The company said “planned media interviews and other services” for the president were cancelled with only one appointment rescheduled for a later date. As a result, Fleishman-Hillard fees were more than $20,000 less than those originally proposed,” the statement added.
But Premium Times reports that the US firm’s claim is inaccurate on the grounds of the documents in its possession. In one of the documents, Fleishman-Hillard informed its contact in the Nigerian presidency that although it was unable to get an interview for Jonathan in the United States, it succeeded in getting the CNN to interview the president in Nigeria.
The reaction followed an earlier report by the online medium on how the president paid thousands of dollars to agents for arranging interviews with foreign media outlet, a choice seen as wasteful and unnecessary.
Documents available to online outfit indicate that Fleishman-Hillard Inc anchored the deal with the Nigerian presidency through Enyi Odigbo, chairman of Lagos-based advertising and public relations company, Caesar’s Group.
In the bill, seen by Premium Times, the company requested $59, 200 from the Nigerian government for arranging an interview for President Jonathan with the CNN Nigerian affiliate in late 2010.
The interview, anchored by Isha Sesay, held in Aso Rock in Abuja on September 30, 2010, in preparation for the Golden Jubilee Celebration of Nigeria’s Independence.
Fleishman-Hillard was also to contact other foreign media outlets such as Bloomberg, Wall Street Journal, New York Times and Reuters, as Mr.
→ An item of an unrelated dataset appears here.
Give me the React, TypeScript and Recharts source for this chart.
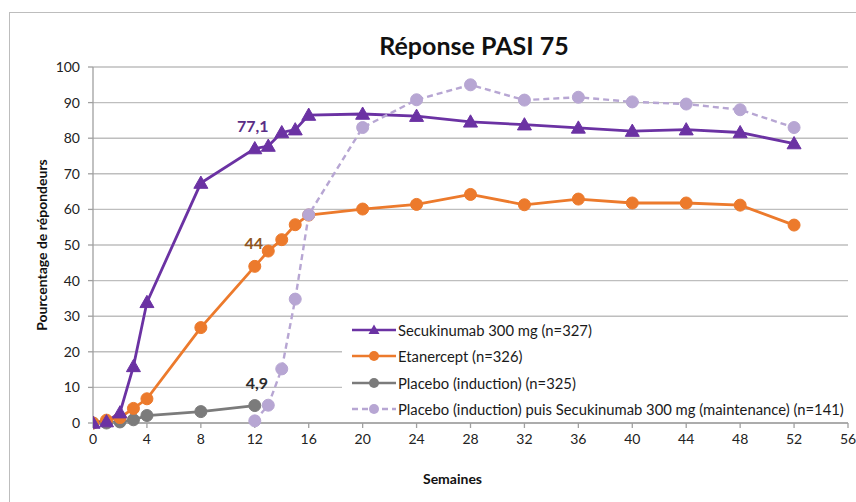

Jonathan planned at the time to announce his intention to run for president in 2011. The firm only delivered on the CNN interview.
A response, signed by Bolaji Okusaga, the managing director of Lagos-based The Quadrant Company, who is representing Fleishman-Hillard in Nigeria, said a part the contract awarded to the company was suspended “at the last minute” due to the exigency of time.
The company denied carrying out lobbying activities for the presidency, and said what it offered to the presidency was a “one-time assignment”.
“Fleishman-Hillard has not provided any service to the Office of the President since that time,” the firm said.
Since taking office early 2010, some of the president’s key decisions have been made public on foreign outlets, mainly the CNN.
Jonathan had delivered his first public comments on late President Umaru Yar’Adua’s health in an interview with CNN’s Christiana Amanpour in 2010, where he spoke of how the ailing president’s family blocked him from seeing him.